Rouhani’s address was couched in the language of the deep value in Iranian culture of politeness, logic, patience and forbearance. But he gave the pride of place to his government’s success in securing the removal of sanctions under the accord. He conceded that sanctions, even though unsuccessful in stopping Iranian resolve, did adversely affect the people. This gives insight into an Iran that is ready to engage with the world but is maintaining its dignity — rather different from North Korea. His address was understated in detailing the limits imposed on the technological capability of his nation by the final accord.

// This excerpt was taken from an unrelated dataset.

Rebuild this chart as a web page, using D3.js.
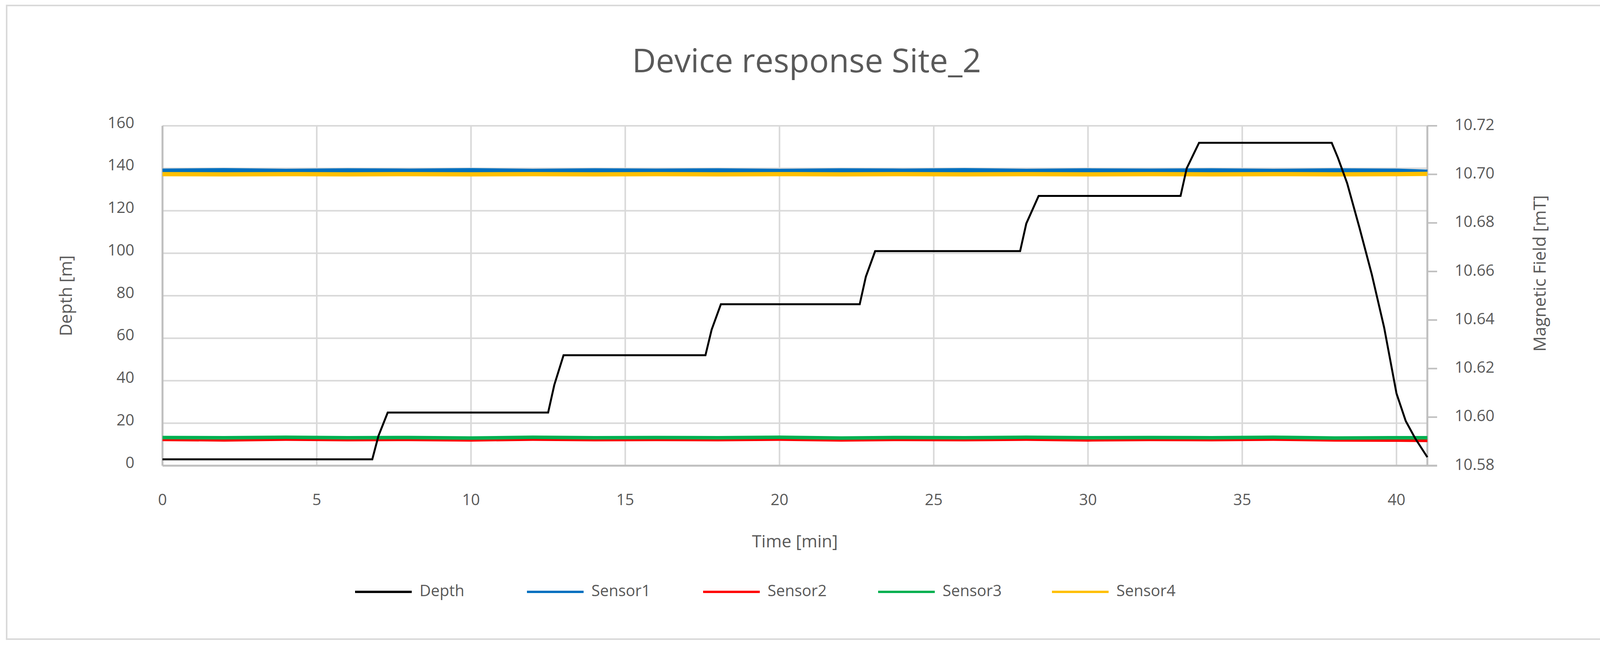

Iran has, no doubt, stuck to its right to qualified retention and development of capacity and research, which the JCPOA does not challenge. However, that Iran will voluntarily reduce its capacity considerably for a decade under strict inspections, as prescribed in the JCPOA, would have been inconceivable in the past for Majlis hardliners. Rouhani’s address acknowledged that the JCPOA paved the way for UNSC action as the first step, and visualised, in a few months, the beginning of the abrogation of sanctions. Does this show a softening in its stance towards UNSC resolutions which it earlier rejected, although a disclaimer in the JCPOA footnote weakly insists on it? Or, as Obama said he expected in his latest interview to Thomas Friedman, will the clarity in the text be respected by Iran?
As for reactions, Israel arguably loathes Iran’s emergence from its long isolation more than it fears its residual nuclear capacity, while the Gulf states were slow to react. But their marked unease was reflected in their response in April to Obama’s Camp David invitation. In his latest interview, Obama duly heeds his Gulf allies’ concerns by eschewing any sugarcoating of Iran’s regional policies and the possibility of rapprochement with it, even as he contextualised this deal with the past historic initiatives of Richard Nixon and Ronald Reagan with China and the Soviet Union, respectively, with whom there was also little trust. China’s top leadership has not issued immediate comments, even though the Global Times and People’s Daily have given the deal a rousing welcome. Russian President Vladimir Putin, in contrast, has promptly conveyed strong support for the deal in a lengthy comment. Obama has also acknowledged Russia’s contribution during talks. An account of the penultimate hour of uncertainty revealed that the Russian foreign minister and the EU foreign policy chief were with the US secretary of state before Iran’s foreign minister joined them to take the final steps to sign the accord. In the end, it’s the US Congress that might pass or fail the deal. Obama’s vow of a veto is contingent on support from his own party. The annexes to the JCPOA, however, are carefully elaborated and allow few loopholes that can be held up to denounce them. American non-proliferation experts, too, support the deal.